┌────────

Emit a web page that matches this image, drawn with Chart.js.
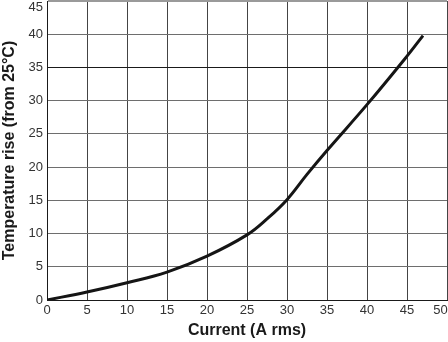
<!DOCTYPE html>
<html>
<head>
<meta charset="utf-8">
<script src="https://cdn.jsdelivr.net/npm/chart.js@4/dist/chart.umd.min.js"></script>
<style>
  html, body { margin: 0; padding: 0; background: #fff; }
  #wrap { width: 448px; height: 342px; position: relative; }
</style>
</head>
<body>
<div id="wrap"><canvas id="tempChart"></canvas></div>
<script>
// Curve
const currentA = [0, 5, 10, 15, 20, 25, 27.5, 30, 32.5, 35, 40, 45, 47];
const tempRise = [0, 1.2, 2.6, 4.2, 6.6, 9.8, 12.2, 15.1, 18.9, 22.5, 29.4, 36.7, 39.8];

// Axis setup
const xTicks = [0, 5, 10, 15, 20, 25, 30, 35, 40, 45, 50];
const yTicks = [0, 5, 10, 15, 20, 25, 30, 35, 40, 45];
const xTitle = 'Current (A rms)';
const yTitle = 'Temperature rise (from 25°C)';

const points = currentA.map((x, i) => ({ x: x, y: tempRise[i] }));

function hGridColor(ctx) {
    const v = ctx.tick ? ctx.tick.value : null;
    if (v === 45) return '#9a9a9a';
    if (v === 35 || v === 0) return '#1a1a1a';
    return '#6e6e6e';
}

const ctx = document.getElementById('tempChart').getContext('2d');
const tempChart = new Chart(ctx, {
    type: 'line',
    data: {
        datasets: [{
            data: points,
            borderColor: '#151515',
            borderWidth: 3,
            pointRadius: 0,
            fill: false,
            tension: 0.4
        }]
    },
    options: {
        responsive: true,
        maintainAspectRatio: false,
        animation: false,
        layout: { padding: { top: 1, right: 1, left: 0, bottom: 0 } },
        scales: {
            x: {
                type: 'linear',
                min: 0,
                max: 50,
                afterBuildTicks: (s) => { s.ticks = xTicks.map(v => ({ value: v })); },
                afterFit: (s) => { s.height = 42; s.paddingLeft = 0; s.paddingRight = 0; },
                grid: { color: '#444', lineWidth: 1, drawTicks: false },
                border: { color: '#1a1a1a', width: 1 },
                ticks: {
                    color: '#333',
                    padding: 3,
                    maxRotation: 0,
                    font: { family: 'Liberation Sans, Arial, sans-serif', size: 13 },
                    // keep the last label inside the canvas
                    callback: (v) => v === 50 ? '50\u2002\u2002' : String(v)
                },
                title: {
                    display: true,
                    text: xTitle,
                    color: '#1a1a1a',
                    padding: { top: 0, bottom: 2 },
                    font: { family: 'Liberation Sans, Arial, sans-serif', size: 16, weight: 'bold' }
                }
            },
            y: {
                type: 'linear',
                min: 0,
                max: 45,
                afterBuildTicks: (s) => { s.ticks = yTicks.map(v => ({ value: v })); },
                afterFit: (s) => { s.width = 47; s.paddingTop = 0; s.paddingBottom = 0; },
                grid: {
                    color: hGridColor,
                    lineWidth: (c) => (c.tick && c.tick.value === 45) ? 2 : 1,
                    drawTicks: false
                },
                border: { color: '#1a1a1a', width: 1 },
                ticks: {
                    color: '#333',
                    padding: 4,
                    font: { family: 'Liberation Sans, Arial, sans-serif', size: 13, lineHeight: 1.0 },
                    // push the top label down below the frame
                    callback: (v) => v === 45 ? ['', '45'] : String(v)
                },
                title: {
                    display: true,
                    text: yTitle,
                    color: '#1a1a1a',
                    padding: { top: 0, bottom: 0 },
                    font: { family: 'Liberation Sans, Arial, sans-serif', size: 16, weight: 'bold' }
                }
            }
        },
        plugins: {
            legend: { display: false },
            tooltip: { enabled: false }
        }
    }
});
</script>
</body>
</html>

└────────

**The task**
Are you able to set down all the lines above exactly, without any pictures?

**Answer to this exercise**
Emit a web page that matches this image, drawn with Chart.js.
<!DOCTYPE html>
<html>
<head>
<meta charset="utf-8">
<script src="https://cdn.jsdelivr.net/npm/chart.js@4/dist/chart.umd.min.js"></script>
<style>
  html, body { margin: 0; padding: 0; background: #fff; }
  #wrap { width: 448px; height: 342px; position: relative; }
</style>
</head>
<body>
<div id="wrap"><canvas id="tempChart"></canvas></div>
<script>
// Curve
const currentA = [0, 5, 10, 15, 20, 25, 27.5, 30, 32.5, 35, 40, 45, 47];
const tempRise = [0, 1.2, 2.6, 4.2, 6.6, 9.8, 12.2, 15.1, 18.9, 22.5, 29.4, 36.7, 39.8];

// Axis setup
const xTicks = [0, 5, 10, 15, 20, 25, 30, 35, 40, 45, 50];
const yTicks = [0, 5, 10, 15, 20, 25, 30, 35, 40, 45];
const xTitle = 'Current (A rms)';
const yTitle = 'Temperature rise (from 25°C)';

const points = currentA.map((x, i) => ({ x: x, y: tempRise[i] }));

function hGridColor(ctx) {
    const v = ctx.tick ? ctx.tick.value : null;
    if (v === 45) return '#9a9a9a';
    if (v === 35 || v === 0) return '#1a1a1a';
    return '#6e6e6e';
}

const ctx = document.getElementById('tempChart').getContext('2d');
const tempChart = new Chart(ctx, {
    type: 'line',
    data: {
        datasets: [{
            data: points,
            borderColor: '#151515',
            borderWidth: 3,
            pointRadius: 0,
            fill: false,
            tension: 0.4
        }]
    },
    options: {
        responsive: true,
        maintainAspectRatio: false,
        animation: false,
        layout: { padding: { top: 1, right: 1, left: 0, bottom: 0 } },
        scales: {
            x: {
                type: 'linear',
                min: 0,
                max: 50,
                afterBuildTicks: (s) => { s.ticks = xTicks.map(v => ({ value: v })); },
                afterFit: (s) => { s.height = 42; s.paddingLeft = 0; s.paddingRight = 0; },
                grid: { color: '#444', lineWidth: 1, drawTicks: false },
                border: { color: '#1a1a1a', width: 1 },
                ticks: {
                    color: '#333',
                    padding: 3,
                    maxRotation: 0,
                    font: { family: 'Liberation Sans, Arial, sans-serif', size: 13 },
                    // keep the last label inside the canvas
                    callback: (v) => v === 50 ? '50\u2002\u2002' : String(v)
                },
                title: {
                    display: true,
                    text: xTitle,
                    color: '#1a1a1a',
                    padding: { top: 0, bottom: 2 },
                    font: { family: 'Liberation Sans, Arial, sans-serif', size: 16, weight: 'bold' }
                }
            },
            y: {
                type: 'linear',
                min: 0,
                max: 45,
                afterBuildTicks: (s) => { s.ticks = yTicks.map(v => ({ value: v })); },
                afterFit: (s) => { s.width = 47; s.paddingTop = 0; s.paddingBottom = 0; },
                grid: {
                    color: hGridColor,
                    lineWidth: (c) => (c.tick && c.tick.value === 45) ? 2 : 1,
                    drawTicks: false
                },
                border: { color: '#1a1a1a', width: 1 },
                ticks: {
                    color: '#333',
                    padding: 4,
                    font: { family: 'Liberation Sans, Arial, sans-serif', size: 13, lineHeight: 1.0 },
                    // push the top label down below the frame
                    callback: (v) => v === 45 ? ['', '45'] : String(v)
                },
                title: {
                    display: true,
                    text: yTitle,
                    color: '#1a1a1a',
                    padding: { top: 0, bottom: 0 },
                    font: { family: 'Liberation Sans, Arial, sans-serif', size: 16, weight: 'bold' }
                }
            }
        },
        plugins: {
            legend: { display: false },
            tooltip: { enabled: false }
        }
    }
});
</script>
</body>
</html>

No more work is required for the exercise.